ABSTRACT

Chapter 5 presents the empirical findings regarding subject constructions in intervention discourses and practices through the implementation of UNAMI in the period between 2003 and 2010. The chapter is structured into two main sections: The first section discusses the epistemics of ‘special political missions’ and extrapolates inherent dynamics and risks attached to the instrument. Building on this, Security Council resolution 1483 (2003), which laid out the foundations for UNAMI’s deployment in May 2003, is analyzed in regard to its representational and relational constructions. The second section consists of three subsections that each focus on a different phase of UNAMI’s implementation during the research period.
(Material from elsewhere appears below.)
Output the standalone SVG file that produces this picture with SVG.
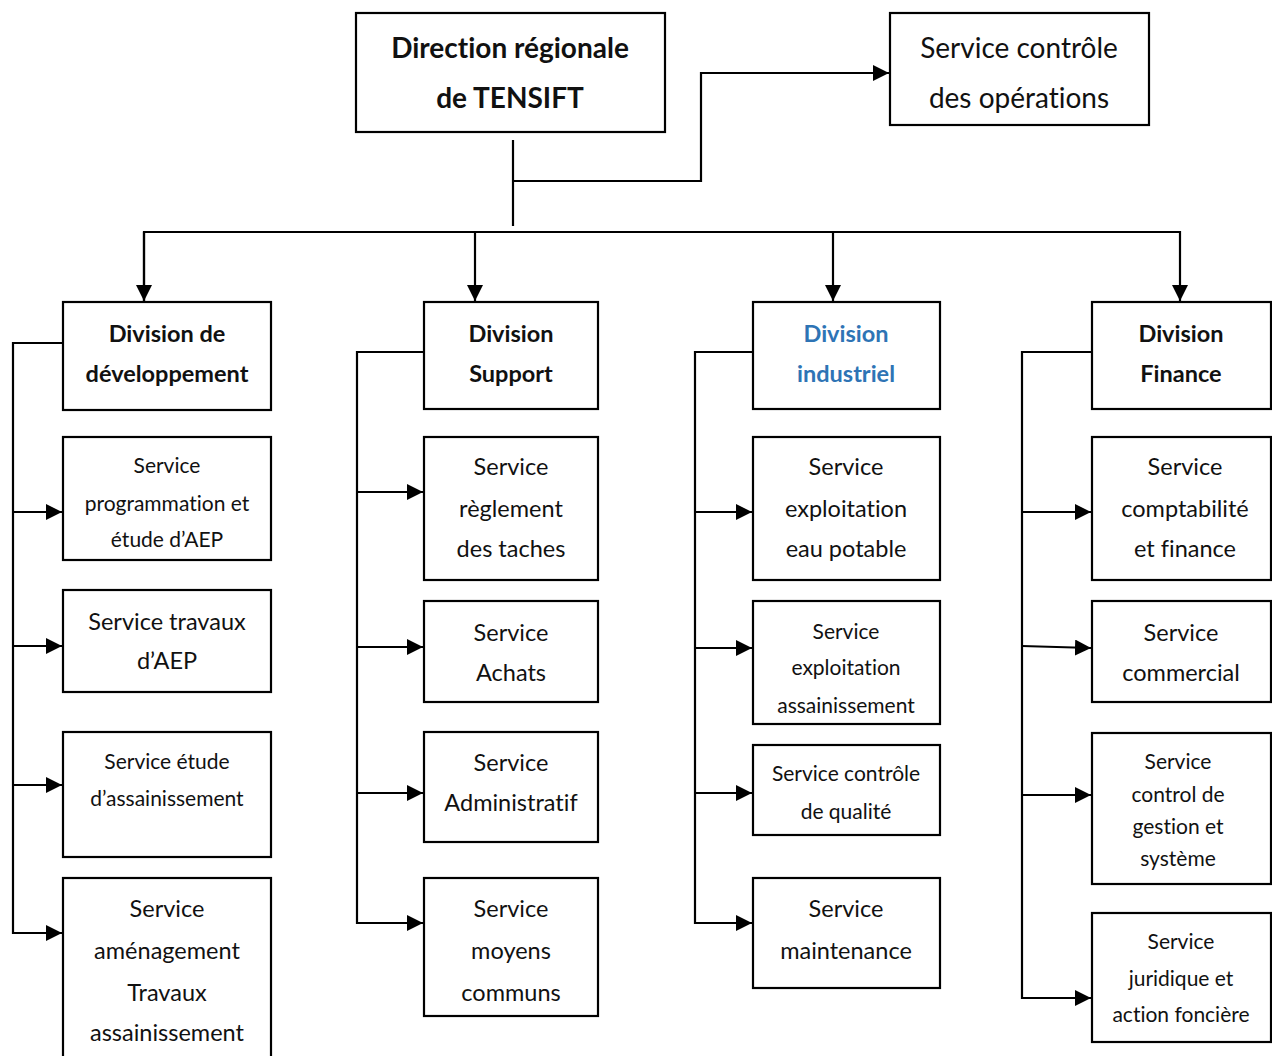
<svg xmlns="http://www.w3.org/2000/svg" width="1272" height="1056" viewBox="0 0 1272 1056">
<style>
.box{fill:#fff;stroke:#000;stroke-width:2.2}
.ln{fill:none;stroke:#000;stroke-width:2.2}
text{font-family:Lato,"Open Sans","Liberation Sans",sans-serif;text-anchor:middle;dominant-baseline:central;fill:#111;font-variant-ligatures:none}
.b{font-weight:bold}
.big{font-size:28px}
.m{font-size:23.5px}
.s{font-size:21px}
.blue{fill:#2E74B5}
</style>
<defs>
<marker id="ah" markerUnits="userSpaceOnUse" markerWidth="18" markerHeight="16" refX="16" refY="8" orient="auto">
<path d="M0,0 L16,8 L0,16 z" fill="#000"/>
</marker>
</defs>
<g id="connectors">
<path class="ln" d="M513,140 V226"/>
<path class="ln" d="M513,181 H701 V73 H889" marker-end="url(#ah)"/>
<path class="ln" d="M144,301 V232 H1180 V301" marker-end="url(#ah)"/>
<path class="ln" d="M144,232 V301" marker-end="url(#ah)"/>
<path class="ln" d="M475,232 V301" marker-end="url(#ah)"/>
<path class="ln" d="M833,232 V301" marker-end="url(#ah)"/>
<path class="ln" d="M63,343 H13 V933 H62" marker-end="url(#ah)"/>
<path class="ln" d="M13,512 H62" marker-end="url(#ah)"/>
<path class="ln" d="M13,646 H62" marker-end="url(#ah)"/>
<path class="ln" d="M13,785 H62" marker-end="url(#ah)"/>
<path class="ln" d="M424,352 H357 V923 H423" marker-end="url(#ah)"/>
<path class="ln" d="M357,492 H423" marker-end="url(#ah)"/>
<path class="ln" d="M357,647 H423" marker-end="url(#ah)"/>
<path class="ln" d="M357,793 H423" marker-end="url(#ah)"/>
<path class="ln" d="M753,352 H695 V923 H752" marker-end="url(#ah)"/>
<path class="ln" d="M695,512 H752" marker-end="url(#ah)"/>
<path class="ln" d="M695,648 H752" marker-end="url(#ah)"/>
<path class="ln" d="M695,793 H752" marker-end="url(#ah)"/>
<path class="ln" d="M1092,352 H1022 V998 H1091" marker-end="url(#ah)"/>
<path class="ln" d="M1022,512 H1091" marker-end="url(#ah)"/>
<path class="ln" d="M1022,646 L1091,648" marker-end="url(#ah)"/>
<path class="ln" d="M1022,795 H1091" marker-end="url(#ah)"/>
</g>
<g id="direction"><rect class="box" x="356" y="13" width="309" height="119"/><text class="b big" x="510" y="47">Direction régionale</text><text class="b big" x="510" y="97">de TENSIFT</text></g>
<g id="controle-operations"><rect class="box" x="890" y="13" width="259" height="112"/><text class="big" x="1019" y="47">Service contrôle</text><text class="big" x="1019" y="97">des opérations</text></g>

<g id="div-dev"><rect class="box" x="63" y="302" width="208" height="108"/><text class="b m" x="167" y="333">Division de</text><text class="b m" x="167" y="373">développement</text></g>
<g id="svc-prog"><rect class="box" x="63" y="437" width="208" height="123"/><text class="s" x="167" y="464">Service</text><text class="s" x="167" y="502">programmation et</text><text class="s" x="167" y="538">étude d’AEP</text></g>
<g id="svc-travaux-aep"><rect class="box" x="63" y="590" width="208" height="102"/><text class="m" x="167" y="621">Service travaux</text><text class="m" x="167" y="660">d’AEP</text></g>
<g id="svc-etude-ass"><rect class="box" x="63" y="732" width="208" height="125"/><text class="s" x="167" y="760">Service étude</text><text class="s" x="167" y="797">d’assainissement</text></g>
<g id="svc-amenagement"><rect class="box" x="63" y="878" width="208" height="182"/><text class="m" x="167" y="908">Service</text><text class="m" x="167" y="950">aménagement</text><text class="m" x="167" y="992">Travaux</text><text class="m" x="167" y="1032">assainissement</text></g>

<g id="div-support"><rect class="box" x="424" y="302" width="174" height="107"/><text class="b m" x="511" y="333">Division</text><text class="b m" x="511" y="373">Support</text></g>
<g id="svc-reglement"><rect class="box" x="424" y="437" width="174" height="143"/><text class="m" x="511" y="466">Service</text><text class="m" x="511" y="508">règlement</text><text class="m" x="511" y="548">des taches</text></g>
<g id="svc-achats"><rect class="box" x="424" y="601" width="174" height="101"/><text class="m" x="511" y="632">Service</text><text class="m" x="511" y="672">Achats</text></g>
<g id="svc-admin"><rect class="box" x="424" y="732" width="174" height="110"/><text class="m" x="511" y="762">Service</text><text class="m" x="511" y="802">Administratif</text></g>
<g id="svc-moyens"><rect class="box" x="424" y="878" width="174" height="138"/><text class="m" x="511" y="908">Service</text><text class="m" x="511" y="950">moyens</text><text class="m" x="511" y="992">communs</text></g>

<g id="div-industriel"><rect class="box" x="753" y="302" width="187" height="107"/><text class="b m blue" x="846" y="333">Division</text><text class="b m blue" x="846" y="373">industriel</text></g>
<g id="svc-eau-potable"><rect class="box" x="753" y="437" width="187" height="143"/><text class="m" x="846" y="466">Service</text><text class="m" x="846" y="508">exploitation</text><text class="m" x="846" y="548">eau potable</text></g>
<g id="svc-expl-ass"><rect class="box" x="753" y="601" width="187" height="123"/><text class="s" x="846" y="630">Service</text><text class="s" x="846" y="666">exploitation</text><text class="s" x="846" y="704">assainissement</text></g>
<g id="svc-qualite"><rect class="box" x="753" y="745" width="187" height="90"/><text class="s" x="846" y="772">Service contrôle</text><text class="s" x="846" y="810">de qualité</text></g>
<g id="svc-maintenance"><rect class="box" x="753" y="878" width="187" height="110"/><text class="m" x="846" y="908">Service</text><text class="m" x="846" y="950">maintenance</text></g>

<g id="div-finance"><rect class="box" x="1092" y="302" width="179" height="107"/><text class="b m" x="1181" y="333">Division</text><text class="b m" x="1181" y="373">Finance</text></g>
<g id="svc-compta"><rect class="box" x="1092" y="437" width="179" height="143"/><text class="m" x="1185" y="466">Service</text><text class="m" x="1185" y="508">comptabilité</text><text class="m" x="1185" y="548">et finance</text></g>
<g id="svc-commercial"><rect class="box" x="1092" y="601" width="179" height="101"/><text class="m" x="1181" y="632">Service</text><text class="m" x="1181" y="672">commercial</text></g>
<g id="svc-control-gestion"><rect class="box" x="1092" y="733" width="179" height="151"/><text class="s" x="1178" y="760">Service</text><text class="s" x="1178" y="793">control de</text><text class="s" x="1178" y="825">gestion et</text><text class="s" x="1178" y="857">système</text></g>
<g id="svc-juridique"><rect class="box" x="1092" y="913" width="179" height="129"/><text class="s" x="1181" y="940">Service</text><text class="s" x="1181" y="977">juridique et</text><text class="s" x="1181" y="1013">action foncière</text></g>
</svg>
The subsections present, first, the main resolutions that shaped the Security Council’s representations of problem-issues in Iraq and outline how relational and identity constructions were stabilized both discursively and in implementation practices. Within each subsection, this analysis is juxtaposed to that of knowledge production and subject constructions in central projects and programs that shaped parts of UNAMI’s implementation during the respective period. Throughout the chapter, the findings are reconnected to main assumptions and conceptual propositions of the conceptual and empirical framework. The three main phases that are empirically established are that of (i) Identifying political processes in the context of humanitarian aid; (ii) Support to governance in a state of war; and (iii) the move from political transition to development.